The rightful business of the human mind, Locke and Boyle agree, is to scrutinize the particulars and their relations in the “system” of the world, which is the bedrock both of rightful natural philosophy and of natural religion. Knowledge of the qualities and powers of bodies is apt to improve the practical, beneficial sciences, such as medicine, botany, or chemistry. It may also, Boyle believed, although Locke was less confident, reveal more and more about the true nature of things and confirm (or disprove) the corpuscularian hypothesis. On the other hand, this type of pursuit of natural knowledge also makes possible the careful contemplation of the structures and ends of the cosmos, and of man’s place in it, which may spell out for him his duty and concern.

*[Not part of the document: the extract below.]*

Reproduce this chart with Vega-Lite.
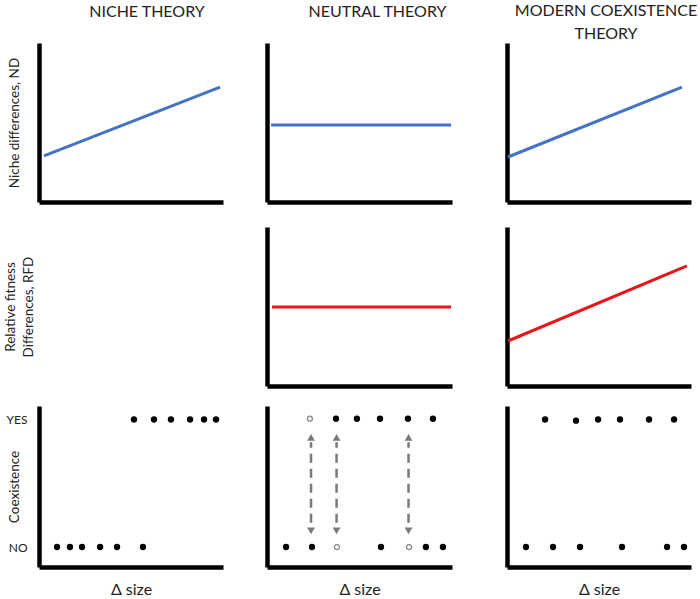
{
  "$schema": "https://vega.github.io/schema/vega-lite/v6.json",
  "padding": {"left": 3, "top": 3, "right": 0, "bottom": 0},
  "config": {
    "font": "Lato",
    "view": {"stroke": null},
    "axis": {
      "domainColor": "#000000",
      "domainWidth": 4.5,
      "ticks": false,
      "tickSize": 0,
      "labels": false,
      "grid": false,
      "titleFont": "Lato",
      "titleFontWeight": "normal",
      "titleColor": "#222222",
      "titleFontSize": 13.5,
      "labelFont": "Lato",
      "labelColor": "#222222",
      "labelFontSize": 12
    },
    "title": {"font": "Lato", "fontSize": 16, "fontWeight": "normal", "color": "#222222", "baseline": "bottom", "lineHeight": 23, "anchor": "middle"},
    "line": {"strokeWidth": 3},
    "point": {"size": 40}
  },
  "spacing": 20,
  "vconcat": [
    {
      "spacing": 25,
      "vconcat": [
        {
          "spacing": 44,
          "bounds": "flush",
          "hconcat": [
            {
              "width": 184, "height": 159,
              "title": {"text": "NICHE THEORY", "dx": 16, "offset": 23},
              "data": {"values": [{"x": 2.7, "y": 29}, {"x": 98.4, "y": 72.3}]},
              "mark": {"type": "line", "color": "#4472C4"},
              "encoding": {
                "x": {"field": "x", "type": "quantitative", "scale": {"domain": [0, 100], "nice": false, "zero": false}, "axis": {"title": null}},
                "y": {"field": "y", "type": "quantitative", "scale": {"domain": [0, 100], "nice": false, "zero": false}, "axis": {"title": "Niche differences, ND", "titlePadding": 18}}
              }
            },
            {
              "spacing": 55,
              "bounds": "flush",
              "hconcat": [
                {
                  "width": 185, "height": 159,
                  "title": {"text": "NEUTRAL THEORY", "dx": 18, "offset": 23},
                  "data": {"values": [{"x": 2.2, "y": 48.4}, {"x": 99.5, "y": 48.4}]},
                  "mark": {"type": "line", "color": "#4472C4"},
                  "encoding": {
                    "x": {"field": "x", "type": "quantitative", "scale": {"domain": [0, 100], "nice": false, "zero": false}, "axis": {"title": null}},
                    "y": {"field": "y", "type": "quantitative", "scale": {"domain": [0, 100], "nice": false, "zero": false}, "axis": {"title": null}}
                  }
                },
                {
                  "width": 184, "height": 159,
                  "title": {"text": ["MODERN COEXISTENCE", "THEORY"], "dx": 7, "offset": 1},
                  "data": {"values": [{"x": 0.5, "y": 28.3}, {"x": 95.1, "y": 72.3}]},
                  "mark": {"type": "line", "color": "#4472C4"},
                  "encoding": {
                    "x": {"field": "x", "type": "quantitative", "scale": {"domain": [0, 100], "nice": false, "zero": false}, "axis": {"title": null}},
                    "y": {"field": "y", "type": "quantitative", "scale": {"domain": [0, 100], "nice": false, "zero": false}, "axis": {"title": null}}
                  }
                }
              ]
            }
          ]
        },
        {
          "spacing": 44,
          "bounds": "flush",
          "hconcat": [
            {
              "width": 184, "height": 159,
              "data": {"values": [{"x": 50, "y": 50}]},
              "mark": {"type": "point", "opacity": 0},
              "encoding": {
                "x": {"field": "x", "type": "quantitative", "scale": {"domain": [0, 100], "nice": false, "zero": false}, "axis": null},
                "y": {"field": "y", "type": "quantitative", "scale": {"domain": [0, 100], "nice": false, "zero": false}, "axis": {"domain": false, "title": ["Relative fitness", "Differences, RFD"], "titleLineHeight": 18, "titlePadding": 4}}
              }
            },
            {
              "spacing": 55,
              "bounds": "flush",
              "hconcat": [
                {
                  "width": 185, "height": 159,
                  "data": {"values": [{"x": 2.7, "y": 49.7}, {"x": 99.5, "y": 49.7}]},
                  "mark": {"type": "line", "color": "#E8161B"},
                  "encoding": {
                    "x": {"field": "x", "type": "quantitative", "scale": {"domain": [0, 100], "nice": false, "zero": false}, "axis": {"title": null}},
                    "y": {"field": "y", "type": "quantitative", "scale": {"domain": [0, 100], "nice": false, "zero": false}, "axis": {"title": null}}
                  }
                },
                {
                  "width": 184, "height": 159,
                  "data": {"values": [{"x": 0.5, "y": 28.3}, {"x": 97.8, "y": 75.5}]},
                  "mark": {"type": "line", "color": "#E8161B"},
                  "encoding": {
                    "x": {"field": "x", "type": "quantitative", "scale": {"domain": [0, 100], "nice": false, "zero": false}, "axis": {"title": null}},
                    "y": {"field": "y", "type": "quantitative", "scale": {"domain": [0, 100], "nice": false, "zero": false}, "axis": {"title": null}}
                  }
                }
              ]
            }
          ]
        }
      ]
    },
    {
      "spacing": 44,
      "bounds": "flush",
      "hconcat": [
        {
          "width": 184, "height": 161,
          "data": {"values": [
            {"x": 9.8, "y": 12.4}, {"x": 16.8, "y": 12.4}, {"x": 23.4, "y": 12.4}, {"x": 33.2, "y": 12.4}, {"x": 42.4, "y": 12.4}, {"x": 56.5, "y": 12.4},
            {"x": 51.6, "y": 91.6}, {"x": 62.5, "y": 91.6}, {"x": 71.7, "y": 91.6}, {"x": 82.1, "y": 91.6}, {"x": 89.7, "y": 91.6}, {"x": 96.2, "y": 91.6}
          ]},
          "mark": {"type": "point", "filled": true, "color": "#000000", "opacity": 1},
          "encoding": {
            "x": {"field": "x", "type": "quantitative", "scale": {"domain": [0, 100], "nice": false, "zero": false}, "axis": {"title": "Δ size", "titleFontSize": 16, "titlePadding": 14}},
            "y": {"field": "y", "type": "quantitative", "scale": {"domain": [0, 100], "nice": false, "zero": false}, "axis": {"title": "Coexistence", "labels": true, "values": [12.4, 91.6], "labelExpr": "datum.value > 50 ? 'YES' : 'NO'", "labelPadding": 12, "titlePadding": -15}}
          }
        },
        {
          "spacing": 55,
          "bounds": "flush",
          "hconcat": [
            {
              "width": 185, "height": 161,
              "encoding": {
                "x": {"field": "x", "type": "quantitative", "scale": {"domain": [0, 100], "nice": false, "zero": false}, "axis": {"title": "Δ size", "titleFontSize": 16, "titlePadding": 14}},
                "y": {"field": "y", "type": "quantitative", "scale": {"domain": [0, 100], "nice": false, "zero": false}, "axis": {"title": null}}
              },
              "layer": [
                {
                  "data": {"values": [{"x": 23.8, "y": 27.5, "y2": 77.5}, {"x": 37.6, "y": 27.5, "y2": 77.5}, {"x": 76.5, "y": 27.5, "y2": 77.5}]},
                  "mark": {"type": "rule", "color": "#7a7a7a", "strokeWidth": 2.5, "strokeDash": [9, 6]},
                  "encoding": {"y2": {"field": "y2"}}
                },
                {
                  "data": {"values": [{"x": 23.8, "y": 80.5}, {"x": 37.6, "y": 80.5}, {"x": 76.5, "y": 80.5}]},
                  "mark": {"type": "point", "shape": "triangle-up", "filled": true, "color": "#7a7a7a", "size": 60, "opacity": 1}
                },
                {
                  "data": {"values": [{"x": 23.8, "y": 22.5}, {"x": 37.6, "y": 22.5}, {"x": 76.5, "y": 22.5}]},
                  "mark": {"type": "point", "shape": "triangle-down", "filled": true, "color": "#7a7a7a", "size": 60, "opacity": 1}
                },
                {
                  "data": {"values": [{"x": 23.2, "y": 92.1}, {"x": 37.8, "y": 12.4}, {"x": 76.8, "y": 12.4}]},
                  "mark": {"type": "point", "filled": false, "color": "#8a8a8a", "strokeWidth": 1.3, "size": 25, "opacity": 1}
                },
                {
                  "data": {"values": [
                    {"x": 37.3, "y": 92.1}, {"x": 48.6, "y": 92.1}, {"x": 61.1, "y": 92.1}, {"x": 76.2, "y": 92.1}, {"x": 89.7, "y": 92.1},
                    {"x": 10.3, "y": 12.4}, {"x": 24.3, "y": 12.4}, {"x": 61.6, "y": 12.4}, {"x": 85.9, "y": 12.4}, {"x": 95.1, "y": 12.4}
                  ]},
                  "mark": {"type": "point", "filled": true, "color": "#000000", "opacity": 1}
                }
              ]
            },
            {
              "width": 184, "height": 161,
              "data": {"values": [
                {"x": 20.7, "y": 91.6}, {"x": 37.5, "y": 90.9}, {"x": 49.5, "y": 91.6}, {"x": 61.4, "y": 91.6}, {"x": 77.2, "y": 91.6}, {"x": 90.8, "y": 91.6},
                {"x": 10.3, "y": 12.4}, {"x": 25.0, "y": 12.4}, {"x": 39.7, "y": 12.4}, {"x": 62.5, "y": 12.4}, {"x": 87.0, "y": 12.4}, {"x": 96.2, "y": 12.4}
              ]},
              "mark": {"type": "point", "filled": true, "color": "#000000", "opacity": 1},
              "encoding": {
                "x": {"field": "x", "type": "quantitative", "scale": {"domain": [0, 100], "nice": false, "zero": false}, "axis": {"title": "Δ size", "titleFontSize": 16, "titlePadding": 14}},
                "y": {"field": "y", "type": "quantitative", "scale": {"domain": [0, 100], "nice": false, "zero": false}, "axis": {"title": null}}
              }
            }
          ]
        }
      ]
    }
  ]
}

The experimental study of nature is also, for both authors, an exercise in understanding proportions, which is indeed an exercise in self-knowledge in the context of the divinely authored universe. There is a match between mind and world, but that match includes a crucial amount of disproportion. A right understanding of the dimensions of this disproportion is of the essence for man’s understanding of his place in creation and for the pursuit of useful knowledge (the knowledge that will improve his mind and life). It also enables the cultivation of the “religious virtues” of admiration and praise of the Creator. The affective cognition generated by what Boyle calls physico-theological reasoning, and Locke the inference to providence, is for these authors the outcome of a transformative exercise that works on the cognitive, moral, and affective powers of the inquirer. It is thus part and parcel of their conception of the education of the human mind, now approached from the perspective of the cultivation of its religious virtues.